Encyclopædia Britannica, Ninth Edition/Young, Thomas
YOUNG, Thomas (1773-1829), one of the most remarkable figures alike in literature and science in the beginning of the 19th century in Great Britain. He belonged to a Quaker family of Milverton, Somerset, and was the youngest of ten children, having been born on 13th June 1773. His precocity, especially in the acquirement of languages, was remarkable, being little inferior to that of Sir W. Rowan Hamilton. But his thirst for knowledge was unlimited in its range. He was not content with languages, mathematics, and physical science: natural science, medicine, and even ancient philosophy were eagerly studied by him; and he was passionately devoted to athletic exercises. His medical studies were pursued successively in London, Edinburgh, Gottingen, and finally at Emmanuel College, Cambridge, where he took his doctor's degree. The death of a maternal uncle put him in a position of comfortable independence, and he did not heartily enter upon practice. He was secured in 1802 by the Royal Institution as a colleague of Davy and professor of natural philosophy. Here his special talents found ample occupation, and the chief result was the publication in 1807 of his celebrated Course of Lectures on Natural Philosophy, a work which is even now regarded as a valuable authority. Some years before he had made his remarkable discovery of the interference of light, and begun that wonderful series of researches which, as completed by Fresnel, secured the triumph of the undulatory theory. He was foreign secretary of the Royal Society for more than a quarter of a century; and it is curious to note that his reputation stood higher in foreign than in home scientific circles. He was one of the eight foreign associates of the Institute of France. He was one of the Commission ers of Weights and Measures, and secretary to the Board of Longitude, which in those days conducted the Nautical Almanac. A few years before his death he became inter ested in life assurance, with great benefit to the company whose scientific business he conducted. His death, on 10th May 1829, was probably hastened by the extraordinary amount and variety of the labours he undertook, and the self-sacrificing zeal with which he devoted himself to them.

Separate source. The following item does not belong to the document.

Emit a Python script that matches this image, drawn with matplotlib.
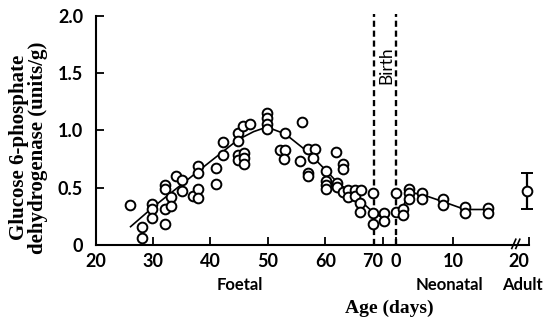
import matplotlib
matplotlib.use("Agg")
import matplotlib.pyplot as plt
import numpy as np

# ---- data ----
foetal_day = [26.0, 28.0, 28.0, 29.9, 29.9, 29.9, 32.1, 32.1, 32.1, 32.1, 33.1, 33.1,
              34.0, 35.0, 35.0, 36.9, 37.9, 37.9, 37.9, 37.9, 41.0, 41.0, 42.2, 42.2,
              44.8, 44.8, 44.8, 44.8, 45.7, 45.8, 45.8, 45.8, 46.9,
              49.8, 49.8, 49.8, 49.8,
              53.0, 55.9, 52.1, 53.0, 52.8, 55.6, 57.0, 58.1, 57.9, 57.0, 57.0,
              60.1, 60.1, 60.1, 60.1, 61.9, 63.1, 63.1, 62.0, 62.0, 63.0, 64.0, 64.0,
              65.1, 65.1, 66.1, 66.0, 66.0, 68.2, 68.2, 68.2, 70.1, 70.1]
foetal_g6pd = [0.35, 0.06, 0.16, 0.36, 0.31, 0.24, 0.52, 0.49, 0.31, 0.18, 0.42, 0.34,
               0.60, 0.57, 0.47, 0.43, 0.69, 0.63, 0.49, 0.41, 0.67, 0.53, 0.90, 0.79,
               0.98, 0.91, 0.79, 0.74, 1.04, 0.80, 0.76, 0.71, 1.06,
               1.15, 1.11, 1.06, 1.01,
               0.98, 1.07, 0.83, 0.83, 0.75, 0.73, 0.84, 0.84, 0.76, 0.63, 0.60,
               0.65, 0.56, 0.52, 0.49, 0.81, 0.71, 0.66, 0.54, 0.51, 0.46, 0.48, 0.42,
               0.48, 0.43, 0.48, 0.37, 0.29, 0.45, 0.28, 0.18, 0.28, 0.21]

foetal_fit_day = [26.1, 30, 35, 40, 44.8, 47.5, 49.8, 53, 57, 60.1, 62, 65.1, 68.2, 70.1]
foetal_fit_g6pd = [0.16, 0.33, 0.53, 0.73, 0.92, 0.99, 1.03, 0.97, 0.81, 0.65, 0.55, 0.43, 0.29, 0.23]

neo_day = [0.0, 0.0, 1.2, 1.2, 2.3, 2.3, 2.3, 4.6, 4.6, 8.1, 8.1, 12.0, 12.0, 16.0, 16.0]
neo_g6pd = [0.45, 0.29, 0.31, 0.26, 0.49, 0.45, 0.40, 0.45, 0.40, 0.40, 0.35, 0.33, 0.28, 0.32, 0.28]

neo_fit_day = [0.0, 1.2, 2.3, 4.6, 8.1, 12.0, 16.0]
neo_fit_g6pd = [0.28, 0.33, 0.46, 0.44, 0.38, 0.31, 0.31]

adult_mean = 0.47
adult_err = 0.16

birth_foetal_day = 68.4
x_ticks_foetal = [20, 30, 40, 50, 60, 70]
x_ticks_neo = [0, 10]
y_ticks = [0, 0.5, 1.0, 1.5, 2.0]
y_ticklabels = ["0", "0.5", "1.0", "1.5", "2.0"]

# ---- layout of the combined axis ----
NEO_OFFSET = 72.26     # position of neonatal day 0 on the axis
BREAK_POS = 93.1
ADULT_POS = 95.0
XMAX = 95.4

def neo_pos(d):
    return NEO_OFFSET + np.asarray(d, dtype=float)

fig = plt.figure(figsize=(5.54, 3.21), dpi=100)
ax = fig.add_axes([0.1724, 0.2368, 0.7825, 0.7134])

mk = dict(marker='o', ms=7.0, mfc='white', mec='black', mew=1.4, ls='none', zorder=3)
ax.plot(foetal_fit_day, foetal_fit_g6pd, color='black', lw=1.2, zorder=2)
ax.plot(neo_pos(neo_fit_day), neo_fit_g6pd, color='black', lw=1.2, zorder=2)
ax.plot(foetal_day, foetal_g6pd, **mk)
ax.plot(neo_pos(neo_day), neo_g6pd, **mk)
ax.errorbar([ADULT_POS], [adult_mean], yerr=[adult_err], fmt='o', ms=7.0, mfc='white',
            mec='black', mew=1.4, ecolor='black', elinewidth=1.6, capsize=4, capthick=1.6,
            clip_on=False, zorder=4)

# birth dashed lines
for xv in [birth_foetal_day, NEO_OFFSET]:
    ax.plot([xv, xv], [0, 2.02], color='black', lw=1.7, ls=(0, (2.6, 1.6)),
            clip_on=False, zorder=1)
ax.text((birth_foetal_day + NEO_OFFSET) / 2 + 0.3, 1.57, "Birth", rotation=90,
        ha='center', va='center', fontsize=12.5, family='Lato')

ax.set_xlim(20, XMAX)
ax.set_ylim(0, 2.0)

for s in ['top', 'right']:
    ax.spines[s].set_visible(False)
for s in ['left', 'bottom']:
    ax.spines[s].set_linewidth(1.5)

xt = list(x_ticks_foetal) + list(neo_pos(x_ticks_neo)) + [BREAK_POS + 0.6, XMAX]
xl = [str(v) for v in x_ticks_foetal] + [str(v) for v in x_ticks_neo] + ["20", ""]
ax.set_xticks(xt)
ax.set_xticklabels(xl)
ax.set_yticks(y_ticks)
ax.set_yticklabels(y_ticklabels)
ax.tick_params(direction='in', length=6, width=1.3, labelsize=13)
ax.tick_params(axis='x', pad=6)
ax.tick_params(axis='y', pad=9)
for lab in ax.get_xticklabels() + ax.get_yticklabels():
    lab.set_family('Lato')
    lab.set_fontweight('bold')
xlabs = ax.get_xticklabels()
xlabs[5].set_ha('right')
ticks = ax.xaxis.get_major_ticks()
ticks[-2].tick1line.set_visible(False)

# axis break marks
for dx in [-0.35, 0.35]:
    ax.plot([BREAK_POS + dx - 0.35, BREAK_POS + dx + 0.35], [-0.03, 0.05],
            color='black', lw=1.2, clip_on=False, zorder=5)

trans = ax.get_xaxis_transform()
ax.text(45.1, -0.175, "Foetal", transform=trans, ha='center', va='center',
        fontsize=12, family='Lato', fontweight='bold')
ax.text(81.6, -0.175, "Neonatal", transform=trans, ha='center', va='center',
        fontsize=12, family='Lato', fontweight='bold')
ax.text(94.2, -0.175, "Adult", transform=trans, ha='center', va='center',
        fontsize=12, family='Lato', fontweight='bold')

fig.text(0.702, 0.04, "Age (days)", ha='center', va='center', fontsize=14,
         family='Liberation Serif', fontweight='bold')
fig.text(0.052, 0.54, "Glucose 6-phosphate\ndehydrogenase (units/g)", rotation=90,
         ha='center', va='center', fontsize=15, family='Liberation Serif',
         fontweight='bold', linespacing=0.95)

fig.savefig("out.png", dpi=100)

His Life, by Dr Peacock, dean of Ely and a well-known mathematician, was published in 1855, along with a collection of his Miscellaneous Works and Scientific Memoirs. Young was a somewhat copious contributor to the 6th edition of this Encyclopedia, and some of the best of his smaller papers appeared in it for the first time. For a resume of his contributions to the subject of haemadynamics, see Vascular System, p. 97 supra. Another of the multitudinous problems that claimed his attention was the decipherment of the Egyptian hieroglyphics, in which he had made some progress as early as 1814; see his Account of some Recent Discoveries in Hieroglyphical Literature (London, 1823).